Linear Orders

Math 191a: Linear Orders

Fall 2022

Class Info

Class times: Tu/Th 10:30am - 11:55am
Class location: 289 Linde
Office: 204 Kellogg
Office Hours: Tu/Th 2:30 - 3:30pm

Course Description

Prerequisites: Ma 5 or equivalent, or instructor's permission.

Welcome to 191a! This course is an introduction to the structure theory and combinatorics of infinite linear orders. Topics include Cantor's characterization of the order type of the rational numbers, Hausdorff's inductive characterization of the scattered orders, Dushnik-Miller and Sierpinski's exploration of suborders of the real line, Morel's results on the arithmetic of order types, Laver's proof that the sigma-scattered orders are well-quasi-ordered by embeddability, Todorcevic's and construction of Aronszajn and Countryman lines via his method of minimal walks.

Textbook

I will be posting my lecture notes on Canvas regularly, and there is no required textbook for the course. However, nearly all of the material we cover in lecture can be found in one of the following sources:

Cardinal and Ordinal Numbers by Sierpinski (to my knowledge the first textbook on abstract order types)
Linear Orderings by Rosenstein (still the most comprehensive introduction to linear orders)
The Arithmetic of Order Types by Morel
Trees and Linearly Ordered Sets by Todorcevic
Coherent Sequences by Todorcevic

Assessment

I will regularly post problems related to the material in lecture for you to think about, but won't require written solutions.

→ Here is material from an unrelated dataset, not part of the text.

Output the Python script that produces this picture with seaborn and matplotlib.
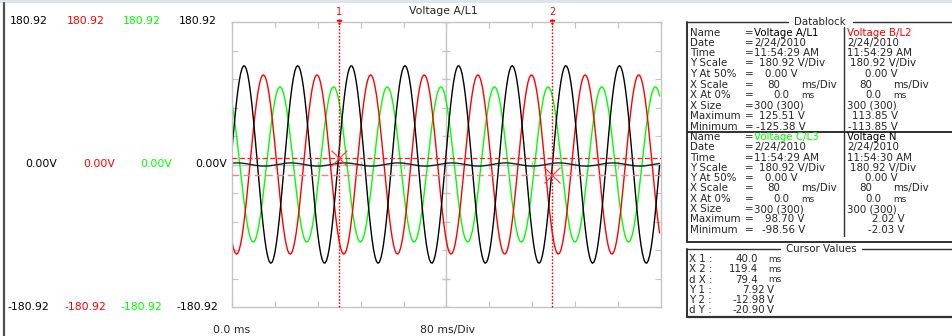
import numpy as np
import pandas as pd
import matplotlib
matplotlib.use("Agg")
import matplotlib.pyplot as plt
import seaborn as sns

sns.set_style("white")
plt.rcParams['font.family'] = ['DejaVu Sans']

# ---- data ----
series_names = ["Voltage A/L1", "Voltage B/L2", "Voltage C/L3", "Voltage N"]
series_colors = ["#000000", "#ff0000", "#00ff00", "#202020"]
peak_v = [125.51, 113.85, 98.70, 2.02]        # Maximum
trough_v = [-125.38, -113.85, -98.56, -2.03]  # Minimum
first_peak_ms = [4.5, 11.7, 17.9, 2.0]        # time of first crest
line_freq_hz = 50.0
n_samples = 300                               # X Size = 300
x_span_ms = 160.0                             # 2 div x 80 ms/Div
y_scale = 180.92                              # V/Div

cursor_x_ms = [40.0, 119.4]
cursor_y_v = [7.92, -12.98]

# scope trace: sampled cosine through the crest / trough read above
t_ms = np.arange(n_samples) * x_span_ms / n_samples
rows = []
for name, hi, lo, tp in zip(series_names, peak_v, trough_v, first_peak_ms):
    mid = (hi + lo) / 2
    amp = (hi - lo) / 2
    v = mid + amp * np.cos(2 * np.pi * line_freq_hz * (t_ms - tp) / 1000.0)
    rows.append(pd.DataFrame({"t_ms": t_ms, "volts": v, "series": name}))
df = pd.concat(rows, ignore_index=True)

W, H = 953, 336
fig = plt.figure(figsize=(W / 100, H / 100), dpi=100)

# overlay in pixel coords for the panel furniture
ov = fig.add_axes([0, 0, 1, 1])
ov.set_xlim(0, W)
ov.set_ylim(H, 0)
ov.axis('off')

ax = fig.add_axes([232 / W, 1 - 307 / H, (661 - 232) / W, (307 - 22) / H])
ax.set_xlim(0, x_span_ms)
ax.set_ylim(-y_scale, y_scale)

# grid furniture (centre cross + ticks)
xt = np.arange(0, x_span_ms + 1, 16)
yt = np.linspace(-y_scale, y_scale, 11)
ax.axvline(80, color='#c4c4c4', lw=1, zorder=0)
ax.axhline(0, color='#c4c4c4', lw=1, zorder=0)
ax.plot([80] * len(yt), yt, ls='none', marker='_', ms=6, color='#c4c4c4', zorder=0)
ax.plot(xt, [0] * len(xt), ls='none', marker='|', ms=6, color='#c4c4c4', zorder=0)
ax.set_xticks(xt)
ax.set_yticks(yt)
ax.set_xticklabels([])
ax.set_yticklabels([])
ax.tick_params(direction='in', length=4, color='#c4c4c4', top=True, right=True,
               bottom=True, left=True)
for s in ax.spines.values():
    s.set_color('#c4c4c4')
    s.set_linewidth(1)

# traces
order = ["Voltage C/L3", "Voltage B/L2", "Voltage N", "Voltage A/L1"]
pal = dict(zip(series_names, series_colors))
sns.lineplot(data=df, x="t_ms", y="volts", hue="series", hue_order=order,
             palette=pal, estimator=None, sort=False, legend=False,
             linewidth=1.0, ax=ax)
ax.set_xlabel('')
ax.set_ylabel('')

# cursors
ax.axhline(cursor_y_v[0], color='#ff2020', lw=0.9, ls=(0, (4, 2)), zorder=5)
ax.axhline(cursor_y_v[1], color='#ff8080', lw=1.0, ls=(0, (5, 3)), zorder=5)
for i, cx in enumerate(cursor_x_ms):
    ax.plot([cx, cx], [-y_scale, y_scale * 1.02], color='#ff0000', lw=1,
            ls=(0, (1.2, 1.2)), clip_on=False, zorder=6)
    ax.plot([cx], [y_scale * 1.0], marker='v', ms=3, color='#ff0000', clip_on=False)
    ax.text(cx, y_scale * 1.07, str(i + 1), color='#ff0000', fontsize=7,
            ha='center', va='center', clip_on=False)
ax.plot(cursor_x_ms, cursor_y_v, ls='none', marker='x', ms=12, mew=0.9,
        color='#ff4040', zorder=7)

# title and axis captions
fs = 7.8
ov.text(443, 11, "Voltage A/L1", fontsize=fs, ha='center', va='center')
ov.text(232, 330, "0.0 ms", fontsize=fs, ha='center', va='center')
ov.text(448, 330, "80 ms/Div", fontsize=fs, ha='center', va='center')

# per-channel scale labels
lab_cols = ["#000000", "#ff0000", "#00ff00", "#000000"]
top_x = [48, 105, 161, 217]
mid_x = [57, 115, 172, 227]
for c, xa, xb in zip(lab_cols, top_x, mid_x):
    ov.text(xa, 21, "%.2f" % y_scale, color=c, fontsize=fs, ha='right', va='center')
    ov.text(xb, 164, "0.00V", color=c, fontsize=fs, ha='right', va='center')
    ov.text(xa + 1, 307, "-%.2f" % y_scale, color=c, fontsize=fs, ha='right', va='center')

# window chrome
ov.fill_between([0, W], 0, 3, color='#dfe4ec', lw=0)
ov.plot([4.5, 4.5], [3, H], color='#505050', lw=1.6)

# ---- Datablock ----
box = '#303030'
bx0, bx1 = 687, W + 2
ov.plot([bx0, 788], [22, 22], color=box, lw=1)
ov.plot([853, bx1], [22, 22], color=box, lw=1)
ov.plot([bx0, bx0], [22, 242], color=box, lw=1.4)
ov.plot([bx0, bx1], [242, 242], color=box, lw=1.4)
ov.plot([bx0, bx1], [132, 132], color=box, lw=1.4)
ov.plot([844, 844], [27, 236], color=box, lw=1)
fd = 7.4
ov.text(820, 22, "Datablock", fontsize=fd, ha='center', va='center')

labels = ["Name", "Date", "Time", "Y Scale", "Y At 50%", "X Scale", "X At 0%",
          "X Size", "Maximum", "Minimum"]
top_rows = [33, 43, 53, 63, 74, 85, 95, 106, 116, 127]
bot_rows = [137, 147, 158, 168, 178, 188, 199, 209, 219, 230]


def block(rows_y, nm_l, col_l, nm_r, col_r, time_r, mx_l, mn_l, mx_r, mn_r,
          mxx_l, mnx_l, mxx_r, mnx_r):
    for lab, y in zip(labels, rows_y):
        ov.text(690, y, lab, fontsize=fd, va='center')
        ov.text(745, y, "=", fontsize=fd, va='center')
    y = rows_y
    ov.text(754, y[0], nm_l, color=col_l, fontsize=fd, va='center')
    ov.text(847, y[0], nm_r, color=col_r, fontsize=fd, va='center')
    ov.text(754, y[1], "2/24/2010", fontsize=fd, va='center')
    ov.text(847, y[1], "2/24/2010", fontsize=fd, va='center')
    ov.text(754, y[2], "11:54:29 AM", fontsize=fd, va='center')
    ov.text(847, y[2], time_r, fontsize=fd, va='center')
    ov.text(759, y[3], "180.92 V/Div", fontsize=fd, va='center')
    ov.text(850, y[3], "180.92 V/Div", fontsize=fd, va='center')
    ov.text(765, y[4], "0.00 V", fontsize=fd, va='center')
    ov.text(865, y[4], "0.00 V", fontsize=fd, va='center')
    ov.text(767, y[5], "80", fontsize=fd, va='center')
    ov.text(801, y[5], "ms/Div", fontsize=fd, va='center')
    ov.text(859, y[5], "80", fontsize=fd, va='center')
    ov.text(893, y[5], "ms/Div", fontsize=fd, va='center')
    ov.text(773, y[6], "0.0", fontsize=fd, va='center')
    ov.text(801, y[6], "ms", fontsize=fd - 1, va='center')
    ov.text(865, y[6], "0.0", fontsize=fd, va='center')
    ov.text(893, y[6], "ms", fontsize=fd - 1, va='center')
    ov.text(754, y[7], "300 (300)", fontsize=fd, va='center')
    ov.text(847, y[7], "300 (300)", fontsize=fd, va='center')
    ov.text(mxx_l, y[8], "%.2f V" % mx_l, fontsize=fd, va='center')
    ov.text(mnx_l, y[9], "%.2f V" % mn_l, fontsize=fd, va='center')
    ov.text(mxx_r, y[8], "%.2f V" % mx_r, fontsize=fd, va='center')
    ov.text(mnx_r, y[9], "%.2f V" % mn_r, fontsize=fd, va='center')


block(top_rows, series_names[0], series_colors[0], series_names[1], series_colors[1],
      "11:54:29 AM", peak_v[0], trough_v[0], peak_v[1], trough_v[1],
      759, 756, 852, 848)
block(bot_rows, series_names[2], series_colors[2], series_names[3], "#000000",
      "11:54:30 AM", peak_v[2], trough_v[2], peak_v[3], trough_v[3],
      765, 762, 872, 868)

# ---- Cursor Values ----
ov.plot([bx0, 780], [249, 249], color=box, lw=1)
ov.plot([862, bx1], [249, 249], color=box, lw=1)
ov.plot([bx0, bx0], [249, 317], color=box, lw=1.4)
ov.plot([bx0, bx1], [317, 317], color=box, lw=1.6)
ov.text(821, 249, "Cursor Values", fontsize=fd, ha='center', va='center')

dx = cursor_x_ms[1] - cursor_x_ms[0]
dy = cursor_y_v[1] - cursor_y_v[0]
cur_labels = ["X 1 :", "X 2 :", "d X :", "Y 1 :", "Y 2 :", "d Y :"]
cur_vals = ["%.1f" % cursor_x_ms[0], "%.1f" % cursor_x_ms[1], "%.1f" % dx,
            "%.2f" % cursor_y_v[0], "%.2f" % cursor_y_v[1], "%.2f" % dy]
cur_units = ["ms", "ms", "ms", "V", "V", "V"]
cur_rows = [259, 269, 280, 290, 300, 310]
for lab, val, unit, y in zip(cur_labels, cur_vals, cur_units, cur_rows):
    ov.text(689, y, lab, fontsize=fd, va='center')
    if unit == "ms":
        ov.text(758, y, val, fontsize=fd, ha='right', va='center')
        ov.text(768, y, unit, fontsize=fd - 1, va='center')
    else:
        ov.text(765, y, val, fontsize=fd, ha='right', va='center')
        ov.text(767, y, unit, fontsize=fd, va='center')

fig.savefig("out.png", dpi=100)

Most of these problems are exercises intended for practice, while a few are elementary questions I don't know the answer to. If you're ever interested in discussing these problems, or working on some more substantial open problems, let me know!

At the end of the quarter, I'll ask you to prepare a talk on a topic of your choice (e.g. a problem, or theorem, or paper) related to linear orders and present it to the class. I'll make myself available to help with these presentations.